I'm only really posting this since Tyler said "if you wanted a one liner data.table would likely do it" and I knew it was definitely possible with a one liner in base. I am also assuming match had been renamed to mat.
pattern$new_val <- c("Y", "X")[(pattern$pattern %in% mat)+1]
pattern
# pattern val new_val
#1 A 1 X
#2 B 1 Y
#3 C 2 X
#4 D 2 Y
pattern$pattern %in% mat is finding which of the elements of pattern are in mat which returns TRUE if it's in mat, FALSE if it's not. Then I add 1 to make it numeric in the range of 1-2 so that it can be used for indexing. Then we use that as an index to the self defined vector c("Y", "X") and since the index we created is always 1 or 2 we're always able to grab an element of interest. So in this case we'll grab "Y" if pattern wasn't in mat and "X" if it was - which is what you wanted.
Here's one way (I renamed your match to mat since there's a pretty important base function named match that you could actually use to solve this problem; in fact %in% is a form of match:
pattern <- data.frame(pattern = c("A", "B", "C", "D"), val = c(1, 1, 2, 2))
mat <- c("A", "C")
pattern$new_val <- "Y" #pre allot everything to be Y
pattern$new_val[pattern$pattern %in% mat] <- "X" #replace any A or C with an X
pattern
PS if you wanted a one liner data.table would likely do it.

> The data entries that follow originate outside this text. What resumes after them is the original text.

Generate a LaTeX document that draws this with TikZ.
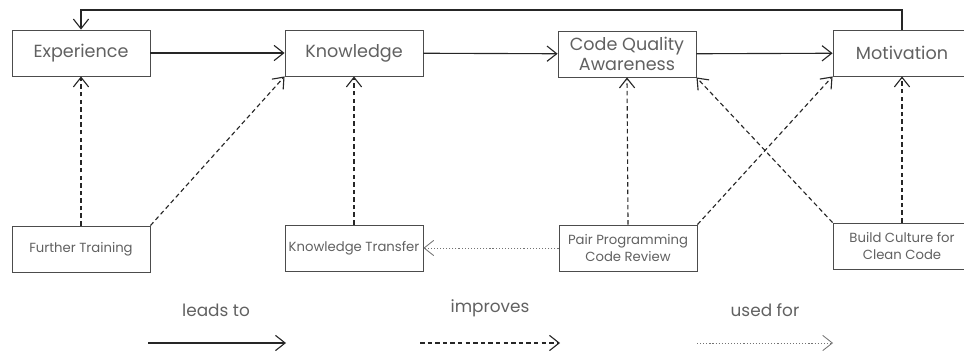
\documentclass[tikz,border=0pt]{standalone}
\usepackage{fontspec}
\setmainfont{Poppins}
\usetikzlibrary{arrows.meta,shadows}

\begin{document}
\begin{tikzpicture}[
    x=0.025cm,
    y=-0.025cm,
    every node/.style={inner sep=2pt, text=black!62},
    box/.style={draw=black!70, line width=0.6pt, fill=white,
        minimum width=3.45cm, minimum height=1.15cm, align=center,
        font=\fontsize{12.5}{14}\selectfont,
        drop shadow={shadow xshift=0.6pt, shadow yshift=-0.8pt, fill=black!30, opacity=0.6}},
    smallbox/.style={box, inner sep=0pt, font=\fontsize{9.4}{12}\selectfont},
    leads/.style={line width=0.8pt, black!85, -{Straight Barb[length=2.4mm, width=3.8mm]}},
    improves/.style={leads, dash pattern=on 3.2pt off 2.2pt},
    usedfor/.style={leads, black!55, line width=0.6pt, dash pattern=on 0.8pt off 1.4pt},
    legendtext/.style={font=\fontsize{12}{14}\selectfont}
]

\useasboundingbox (0,0) rectangle (964,354);


% Top row
\node[box] (exp) at (81,53) {Experience};
\node[box] (know) at (354,53) {Knowledge};
\node[box] (cqa) at (627,54) {Code Quality\\Awareness};
\node[box] (mot) at (902,53) {Motivation};


% Bottom row
\node[smallbox] (ft) at (81,249) {Further Training};
\node[smallbox] (kt) at (354,248) {Knowledge Transfer};
\node[smallbox] (pp) at (628,248) {Pair Programming\\Code Review};
\node[smallbox] (bc) at (902,246) {Build Culture for\\Clean Code};


% Leads to
\draw[leads] (exp) -- (know);
\draw[leads] (know) -- (cqa);
\draw[leads] (cqa) -- (mot);
\coordinate (back) at (81,10);
\draw[leads] (mot.north) |- (back) -- (exp.north);


% Improves
\draw[improves] (ft.north) -- (exp.south);
\draw[improves] (ft.north east) -- (know.south west);
\draw[improves] (kt.north) -- (know.south);
\draw[improves] (pp.north) -- (cqa.south);
\draw[improves] (pp.north east) -- (mot.south west);
\draw[improves] (bc.north) -- (mot.south);
\draw[improves] (bc.north west) -- (cqa.south east);


% Used for
\draw[usedfor] (pp.west) -- (kt.east);


% Legend
\node[legendtext] (lt1) at (216,310) {leads to};
\node[legendtext] (lt2) at (490,308) {improves};
\node[legendtext] (lt3) at (765,310) {used for};
\coordinate (la1) at (148,343);
\coordinate (lb1) at (286,343);
\coordinate (la2) at (420,343);
\coordinate (lb2) at (560,343);
\coordinate (la3) at (697,343);
\coordinate (lb3) at (833,343);
\draw[leads] (la1) -- (lb1);
\draw[improves] (la2) -- (lb2);
\draw[usedfor] (la3) -- (lb3);


\end{tikzpicture}
\end{document}
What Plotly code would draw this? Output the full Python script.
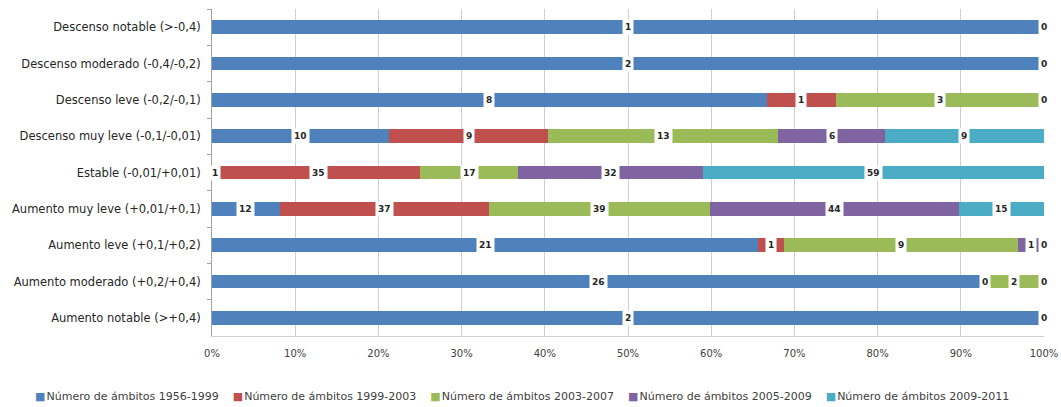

If you wanted something a little more complicated you could use a function from a package I'm working on:
library(qdap)
#original problem
pattern$new_val <- text2color(pattern$pattern, list(c("A", "C")), c("X", "Y"))
#extending it
#makes D a 5
text2color(pattern$pattern, list(c("A", "C"), "D"), c("X", 5, "Y"))
This function really is designed to do something else but if you want to grab the essential parts of it you can look at the source code.